# A Memory-Efficient Architecture for Low Latency Viterbi Decoders

Yun-Ching Tang<sup>1,2</sup>, Do-Chen Hu<sup>1</sup>, Weiyi Wei<sup>1</sup>, Wen-Chung Lin<sup>1</sup>, Hongchin Lin<sup>1</sup>

<sup>1</sup>Department of Electrical Engineering, National Chung Hsing University, Taichung, Taiwan <sup>2</sup>Department of Electronics Engineering, Hsiuping Institute of Technology, Taichung, Taiwan hclin@dragon.nchu.edu.tw

*Abstract*—A memory-efficient Viterbi decoder (VD) named modified state exchange (MSE) is proposed using pre-trace back technique to obtain the decoded data by blocks. Since the architecture of MSE can record the "survival state number," which can also be the resulted decoded data, no decision bit is required during trace back and decoding. Therefore, the power and chip area of the survivor memory unit in the MSE method are smaller than those of the existing trace back approaches. The VD using MSE approach for (2, 1, 6) convolutional code was designed using TSMC 0.18µm 1P6M CMOS technology. The core area is 0.69mm<sup>2</sup> with power consumption of 58mW at 100MHz.

## I. INTRODUCTION

In wireless communications, transmission rate and data correction are always the top priorities to consider. However, there are various styles of disturbance and noises that will make the received signals difficult to be recovered to the correct transmitted data, so many algorithms have been proposed to alleviate these problems, for example, error correction codes. In the IEEE 802.11a/g/n, the convolutional encoder is used in the transmitter, and the Viterbi decoder (VD) [1] is employed in the receiver to enhance transmission quality.
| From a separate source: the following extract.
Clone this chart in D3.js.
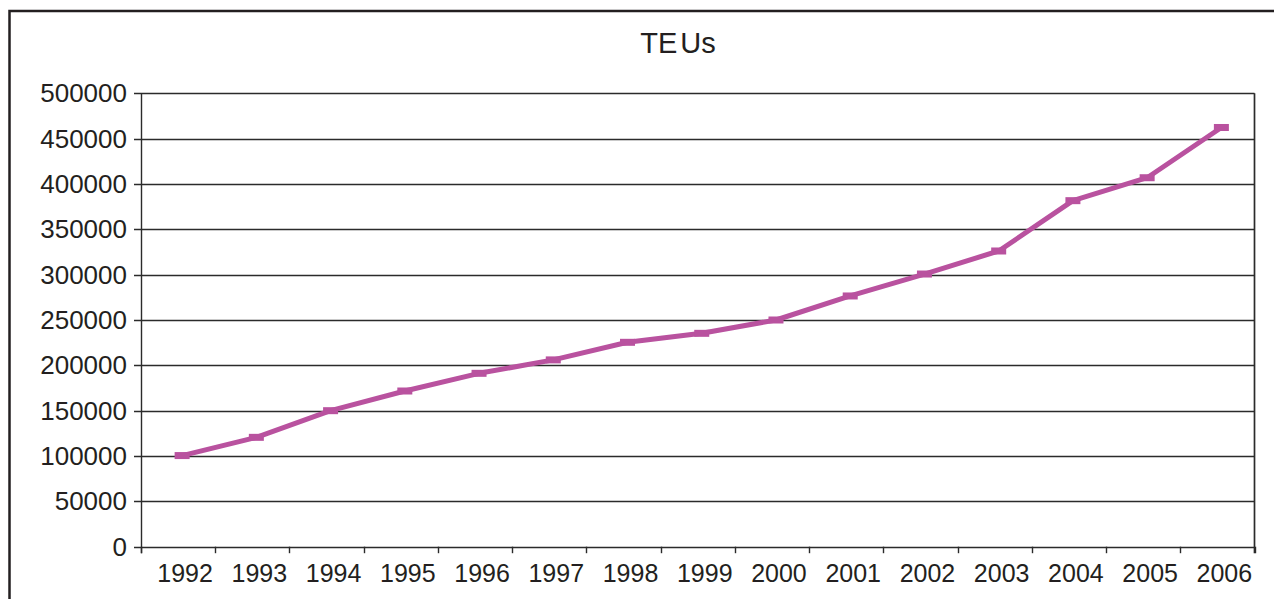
<!DOCTYPE html>
<html>
<head>
<meta charset="utf-8">
<script src="https://cdn.jsdelivr.net/npm/d3@7/dist/d3.min.js"></script>
<style>
  html, body { margin: 0; padding: 0; background: #fff; }
  svg { display: block; }
  text { font-family: "Liberation Sans", Arial, sans-serif; fill: #231f20; }
</style>
</head>
<body>
<svg id="chart" width="1274" height="599"></svg>
<script>
// Container throughput per year (TEUs)
const years = ["1992","1993","1994","1995","1996","1997","1998","1999","2000","2001","2002","2003","2004","2005","2006"];
const teus = [100500, 120600, 150000, 171700, 191200, 206000, 225400, 235300, 250000, 276500, 300700, 326100, 381600, 406900, 462300];
const yTicks = [0, 50000, 100000, 150000, 200000, 250000, 300000, 350000, 400000, 450000, 500000];
const chartTitle = "TEUs";

const svg = d3.select("#chart");
const plot = { left: 141, right: 1254.5, top: 93.3, bottom: 546.7 };
const axisColor = "#2b2b2b";

// outer frame (runs past the right and bottom edges)
svg.append("rect")
  .attr("x", 9.5).attr("y", 11).attr("width", 1270).attr("height", 600)
  .attr("fill", "none").attr("stroke", "#231f20").attr("stroke-width", 2.5);

const x = d3.scaleBand().domain(years).range([plot.left, plot.right]).padding(0);
const y = d3.scaleLinear().domain([0, 500000]).range([plot.bottom, plot.top]);

// horizontal gridlines with left tick marks
svg.append("g").selectAll("line").data(yTicks).join("line")
  .attr("x1", plot.left - 7).attr("x2", plot.right)
  .attr("y1", d => Math.round(y(d)) + 0.5).attr("y2", d => Math.round(y(d)) + 0.5)
  .attr("stroke", axisColor).attr("stroke-width", 1.4);

// y tick labels
svg.append("g").selectAll("text").data(yTicks).join("text")
  .attr("x", 127).attr("y", d => y(d))
  .attr("dy", "0.35em")
  .attr("text-anchor", "end")
  .attr("font-size", 26)
  .text(d => d3.format("d")(d));

// left axis line
svg.append("line")
  .attr("x1", plot.left + 0.5).attr("x2", plot.left + 0.5)
  .attr("y1", plot.top).attr("y2", plot.bottom + 6.5)
  .attr("stroke", axisColor).attr("stroke-width", 1.4);

// right plot border
svg.append("line")
  .attr("x1", plot.right).attr("x2", plot.right)
  .attr("y1", plot.top).attr("y2", plot.bottom + 6.5)
  .attr("stroke", axisColor).attr("stroke-width", 1.7);

// category boundary ticks below the x axis
const bounds = years.map(d => x(d)).concat([plot.right]);
svg.append("g").selectAll("line").data(bounds).join("line")
  .attr("x1", d => Math.round(d) + 0.5).attr("x2", d => Math.round(d) + 0.5)
  .attr("y1", plot.bottom).attr("y2", plot.bottom + 6.5)
  .attr("stroke", axisColor).attr("stroke-width", 1.4);

// x tick labels
svg.append("g").selectAll("text").data(years).join("text")
  .attr("x", d => x(d) + x.bandwidth() / 2 + 7)
  .attr("y", 582)
  .attr("text-anchor", "middle")
  .attr("font-size", 25)
  .text(d => d);

// title
svg.append("text")
  .attr("x", 678).attr("y", 53)
  .attr("text-anchor", "middle")
  .attr("font-size", 29)
  .call(t => {
    t.append("tspan").text(chartTitle.slice(0, 2));
    t.append("tspan").attr("dx", 3).text(chartTitle.slice(2));
  });

// series line
const cx = d => x(d) + x.bandwidth() / 2 + 4;
const color = "#b9529f";
const pts = years.map((yr, i) => ({ yr, v: teus[i] }));
svg.append("path")
  .datum(pts)
  .attr("fill", "none")
  .attr("stroke", color)
  .attr("stroke-width", 5)
  .attr("stroke-linejoin", "round")
  .attr("d", d3.line().x(d => cx(d.yr)).y(d => y(d.v)));

// dash markers
svg.append("g").selectAll("rect").data(pts).join("rect")
  .attr("x", d => cx(d.yr) - 7.5)
  .attr("y", d => y(d.v) - 3.5)
  .attr("width", 15).attr("height", 7)
  .attr("fill", color);
</script>
</body>
</html>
Fig. 1 shows the four functional blocks of VD, including branch metric unit (BMU), add-compare-select unit (ACSU), feed-back unit (FBU) and survivor memory unit (SMU). The BMU calculates branch metric of each branch according to maximum likelihood of the received data. The ACSU makes the sum of branch and path metrics, then compares and selects the survivor path metric and the decision bit. The FBU stores the survivor path metric for ACSU to be used in the next cycle. The SMU produces the decoded data based on the decision bit and the survivor path metric.

The SMU marked by boldfaced letters in Fig. 1 significantly influences latency, power and chip area in a VD. It is usually categorized into register exchange (RE) [2], [3] and trace back (TB) [4] approaches. The hardware complexity of RE compared to that of TB may be lower, but the power consumption is usually much higher. On the contrary, power consumption of TB is lower. However, larger memory and register requirement as well as higher latency are its drawbacks. An improved TB with pointer registers named pre-trace back was proposed to reduce the memory and latency [5], but it requires additional pointer registers and still needs decision bits to decode data. In general, the RE technique is only good for trellises with

small state numbers, whereas the TB approach is more appropriate for the trellis with large state numbers.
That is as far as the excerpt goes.